Federal judge reveals why Langford's defense is publicly funded

BIRMINGHAM, AL (WBRC) - New documents unsealed in the Larry Langford case reveal why a federal judge granted the former mayor's request to have taxpayers pay for his defense.

The 2 pages unsealed Monday are a list of the financial information Langford had to provide proving he needed taxpayers help paying his legal team. Filed back in July, they show what Judge Scott Coogler knew about the mayor's finances then.

The court filings confirm Langford maintained 2 residences, his longtime home in Fairfield with a $1800 mortgage payment each month, and a loft on 20th Street in downtown Birmingham with a $1200 monthly rent payment.

Langford paid for utilities such as cable, internet, power and phone bills at each residence. Mayoral runner-up, Patrick Cooper, lost his challenge to Langford's eligibility to run for mayor after Langford won in 2007.

Langford's attorney, Mike Rasmussen, confirmed the information filed today, and the executive director of the Alabama League of Municipalities says any elected official is eligible to run as long as their legal residence is inside city limits. So what determines a legal residence?

"The courts have also said over the years that the determining factor in which one is the official legal residence of the individual is the determination of that individual," Perry Roquemore, the Alabama League of Municipalities' Executive Director. "That individual determines what site is their legal residence, and that's generally how that question has been answered."

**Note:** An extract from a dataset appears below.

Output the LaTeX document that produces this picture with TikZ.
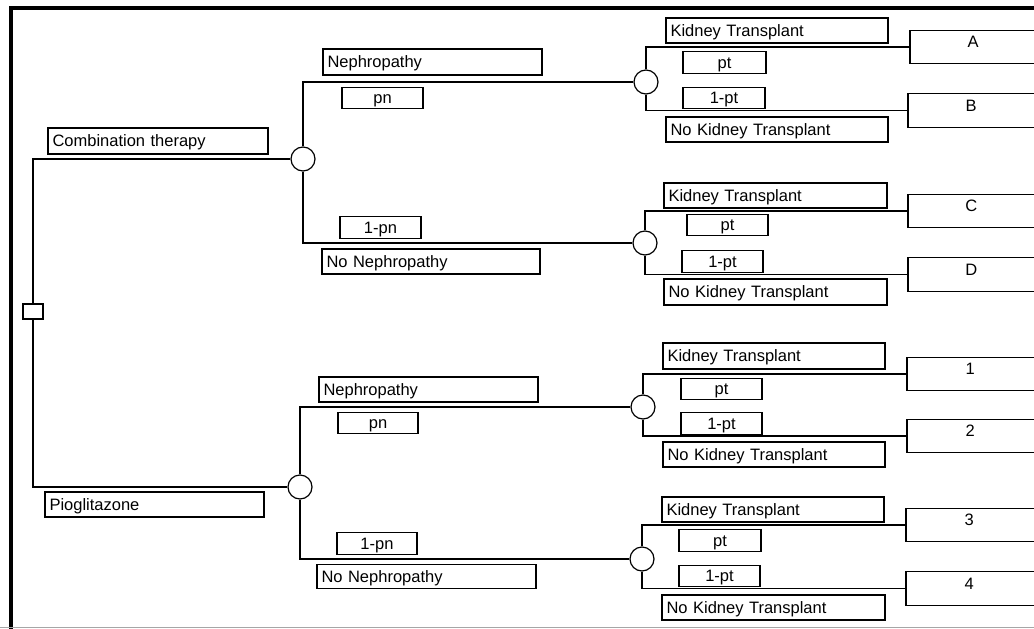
\documentclass[tikz,border=0pt]{standalone}
\usepackage{fontspec}
\setmainfont{Liberation Sans}
\begin{document}
\begin{tikzpicture}[x=1pt,y=-1pt,
  every node/.style={font=\fontsize{16.5}{19}\selectfont},
  wire/.style={line width=1.2pt},
  labelbox/.style={draw,line width=1.1pt,rectangle,inner xsep=4.5pt,inner ysep=0pt,
    text height=11.8pt,text depth=0pt,minimum height=#1},
  labelbox/.default=25pt,
  namebox/.style={labelbox,text width=#1-9pt,align=left},
  probbox/.style={labelbox=21.5pt,minimum width=#1,inner xsep=0pt},
  probbox/.default=81pt,
  chance/.style={draw,circle,line width=1.2pt,minimum size=24pt,inner sep=0pt},
  decision/.style={draw,rectangle,line width=1.2pt,minimum width=20pt,minimum height=15pt,inner sep=0pt},
  terminal/.style={rectangle,anchor=west,minimum width=126pt,minimum height=33pt,
    inner sep=0pt,text height=12pt,text depth=11pt}]
\path[use as bounding box] (0,0) rectangle (1034,629);

% outer frame
\draw[line width=3.5pt] (11,629) -- (11,8) -- (1040,8);
\draw[line width=0.8pt,black!35] (0,627) -- (1034,627);

% decision and chance nodes
\node[decision] (sq) at (33,311.5) {};
\node[chance] (c1) at (303,159) {};
\node[chance] (c2) at (646,82) {};
\node[chance] (c3) at (645,243) {};
\node[chance] (c4) at (300,487) {};
\node[chance] (c5) at (643,407) {};
\node[chance] (c6) at (642,559) {};

% terminal outcomes (open to the right)
\node[terminal] (tA) at (910,47) {A};
\node[terminal] (tB) at (908,110.5) {B};
\node[terminal] (tC) at (908,211) {C};
\node[terminal] (tD) at (908,274.5) {D};
\node[terminal] (t1) at (907,374) {1};
\node[terminal] (t2) at (907,436) {2};
\node[terminal] (t3) at (906,525) {3};
\node[terminal] (t4) at (906,588.5) {4};
\foreach \t in {tA,tB,tC,tD,t1,t2,t3,t4}
  \draw[line width=1.1pt] ([xshift=40pt]\t.north east) -- (\t.north west)
    -- (\t.south west) -- ([xshift=40pt]\t.south east);

% branches
\draw[wire] (sq.north) |- (c1.west);
\draw[wire] (sq.south) |- (c4.west);
\draw[wire] (c1.north) |- (c2.west);
\draw[wire] (c1.south) |- (c3.west);
\draw[wire] (c4.north) |- (c5.west);
\draw[wire] (c4.south) |- (c6.west);
\draw[wire] (c2.north) |- (tA.west);
\draw[wire] (c2.south) |- (tB.west);
\draw[wire] (c3.north) |- (tC.west);
\draw[wire] (c3.south) |- (tD.west);
\draw[wire] (c5.north) |- (t1.west);
\draw[wire] (c5.south) |- (t2.west);
\draw[wire] (c6.north) |- (t3.west);
\draw[wire] (c6.south) |- (t4.west);

% strategy labels
\node[namebox=220pt,labelbox=26pt] (ct) at (158,141) {Combination therapy};
\node[namebox=219pt] (pio) at (154.5,504.5) {Pioglitazone};

% nephropathy branches
\node[namebox=219pt,labelbox=26pt] (nep1) at (432.5,62) {Nephropathy};
\node[probbox] (pn1) at (382.5,98) {pn};
\node[probbox] (qn1) at (380.5,227.5) {1-pn};
\node[namebox=218pt] (nonep1) at (431,261.5) {No Nephropathy};
\node[namebox=219pt] (nep2) at (428.5,389.5) {Nephropathy};
\node[probbox=80pt] (pn2) at (378,423) {pn};
\node[probbox=80pt] (qn2) at (377,543.5) {1-pn};
\node[namebox=219pt,labelbox=24pt] (nonep2) at (426.5,576.5) {No Nephropathy};

% transplant branches
\node[namebox=222pt] (ktA) at (777,30.5) {Kidney Transplant};
\node[probbox=83pt] (ptA) at (724.5,62.5) {pt};
\node[probbox=82pt] (qtA) at (724,98) {1-pt};
\node[namebox=222pt] (nktA) at (777,129.5) {No Kidney Transplant};

\node[namebox=223pt] (ktC) at (775.5,195.5) {Kidney Transplant};
\node[probbox] (ptC) at (727.5,225) {pt};
\node[probbox] (qtC) at (722.5,261.5) {1-pt};
\node[namebox=223pt,labelbox=26pt] (nktC) at (775.5,292) {No Kidney Transplant};

\node[namebox=222pt,labelbox=26pt] (kt1) at (774,356) {Kidney Transplant};
\node[probbox] (pt1) at (721.5,389) {pt};
\node[probbox] (qt1) at (721.5,423.5) {1-pt};
\node[namebox=222pt] (nkt1) at (774,454.5) {No Kidney Transplant};

\node[namebox=222pt] (kt3) at (773,509.5) {Kidney Transplant};
\node[probbox=82pt] (pt3) at (720,540.5) {pt};
\node[probbox] (qt3) at (719.5,576) {1-pt};
\node[namebox=223pt] (nkt3) at (773.5,607.5) {No Kidney Transplant};
\end{tikzpicture}
\end{document}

Including credit card bills, clothing store credit accounts, car and other loans, Langford's monthly debts as of July 2009 are listed as $12,189. His monthly income from his job at Birmingham Budweiser and his salary as mayor is listed at $11,360, a difference of $829.

Langford now must forfeit more than $241,000 as part of last week's verdict. Court-appointed attorney Rasmussen told FOX6 News Monday he plans to continue representing the former mayor through the appeals process.

Attorney Glennon Threatt represented Langford on a pro bono basis. Threatt said last week he plans to continue representing Langford.